*Task to complete*. Pull out every line from the listing that has the word "this".

*Exercise input*.
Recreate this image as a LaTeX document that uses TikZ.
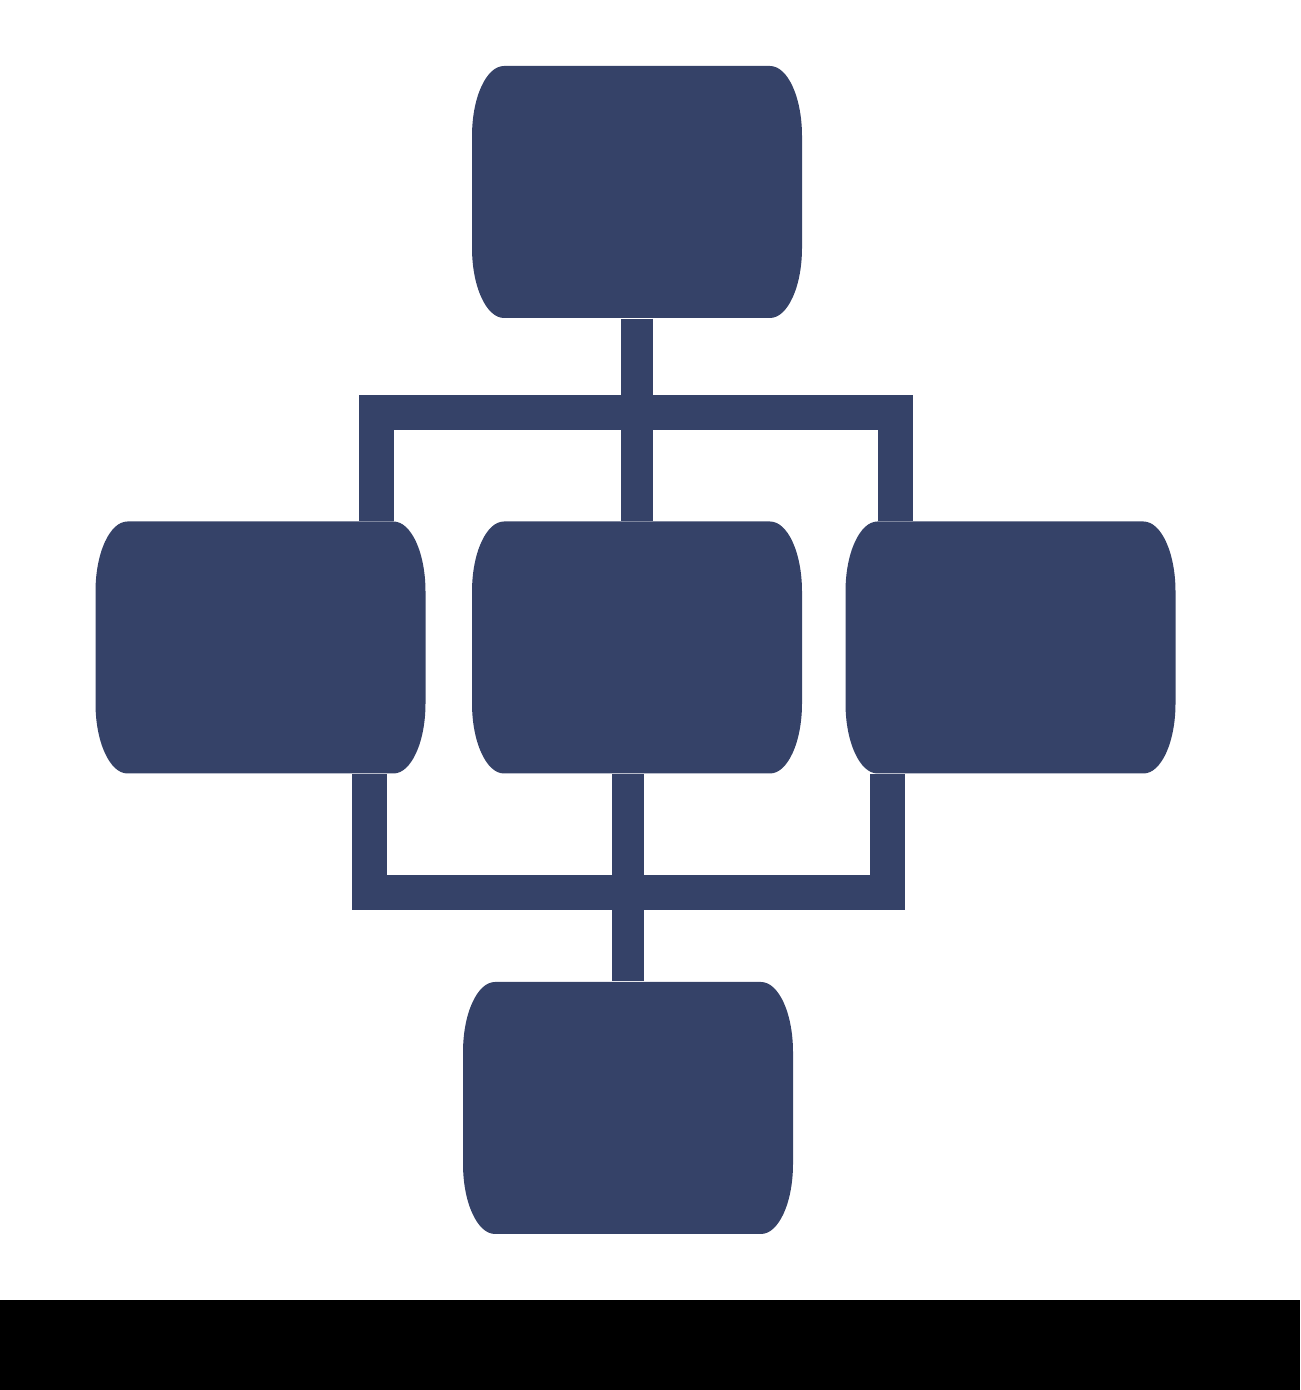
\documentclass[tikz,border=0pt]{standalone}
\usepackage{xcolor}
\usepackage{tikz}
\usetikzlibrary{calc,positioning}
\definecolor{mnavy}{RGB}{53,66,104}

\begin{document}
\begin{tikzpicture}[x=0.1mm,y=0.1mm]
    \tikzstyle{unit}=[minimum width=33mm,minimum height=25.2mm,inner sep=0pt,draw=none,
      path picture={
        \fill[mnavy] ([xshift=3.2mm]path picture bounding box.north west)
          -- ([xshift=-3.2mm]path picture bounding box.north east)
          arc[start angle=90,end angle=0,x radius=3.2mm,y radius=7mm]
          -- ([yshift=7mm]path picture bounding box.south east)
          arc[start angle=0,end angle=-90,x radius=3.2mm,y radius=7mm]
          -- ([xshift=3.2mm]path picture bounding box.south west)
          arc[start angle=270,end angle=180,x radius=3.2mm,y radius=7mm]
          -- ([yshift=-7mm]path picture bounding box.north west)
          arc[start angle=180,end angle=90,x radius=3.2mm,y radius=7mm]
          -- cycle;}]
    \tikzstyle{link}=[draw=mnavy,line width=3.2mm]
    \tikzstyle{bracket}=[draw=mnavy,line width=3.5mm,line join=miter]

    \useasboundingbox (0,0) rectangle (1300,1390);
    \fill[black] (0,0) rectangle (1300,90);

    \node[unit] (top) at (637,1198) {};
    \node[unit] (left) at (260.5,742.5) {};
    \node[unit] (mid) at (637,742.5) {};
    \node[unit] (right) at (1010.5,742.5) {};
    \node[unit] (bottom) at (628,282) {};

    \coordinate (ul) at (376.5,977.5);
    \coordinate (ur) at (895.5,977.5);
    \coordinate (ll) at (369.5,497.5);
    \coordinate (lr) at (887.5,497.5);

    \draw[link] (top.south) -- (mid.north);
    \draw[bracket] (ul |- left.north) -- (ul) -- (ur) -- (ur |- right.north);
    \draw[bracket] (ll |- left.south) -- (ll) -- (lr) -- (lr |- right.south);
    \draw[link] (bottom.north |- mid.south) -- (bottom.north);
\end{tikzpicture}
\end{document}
---
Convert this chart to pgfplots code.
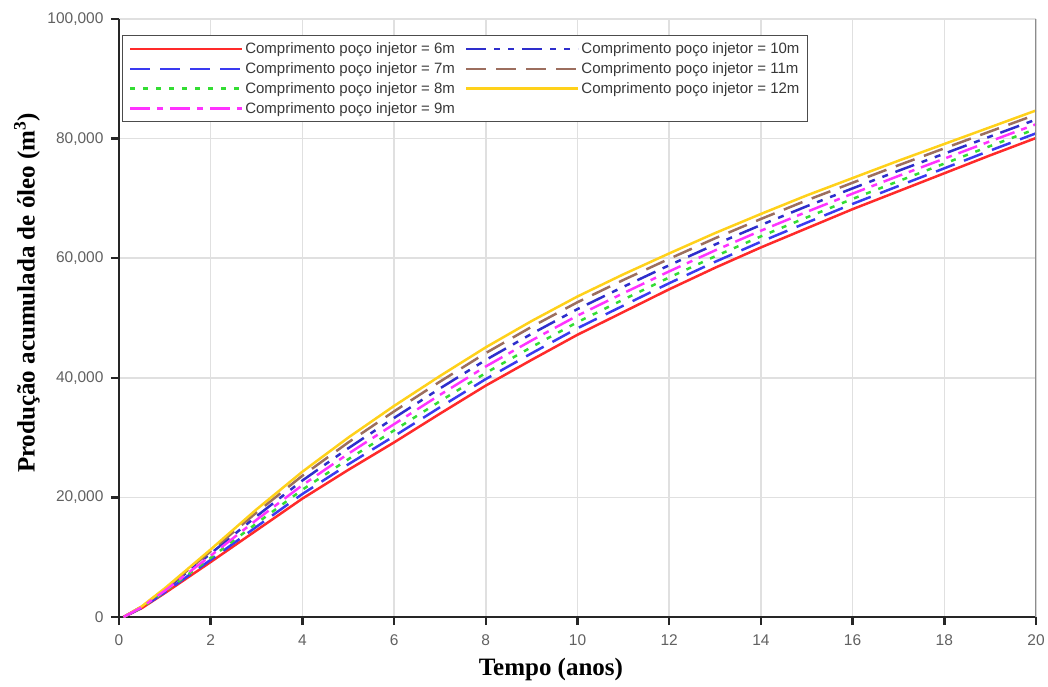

*Written answer*.
Recreate this image as a LaTeX document that uses TikZ.
Convert this chart to pgfplots code.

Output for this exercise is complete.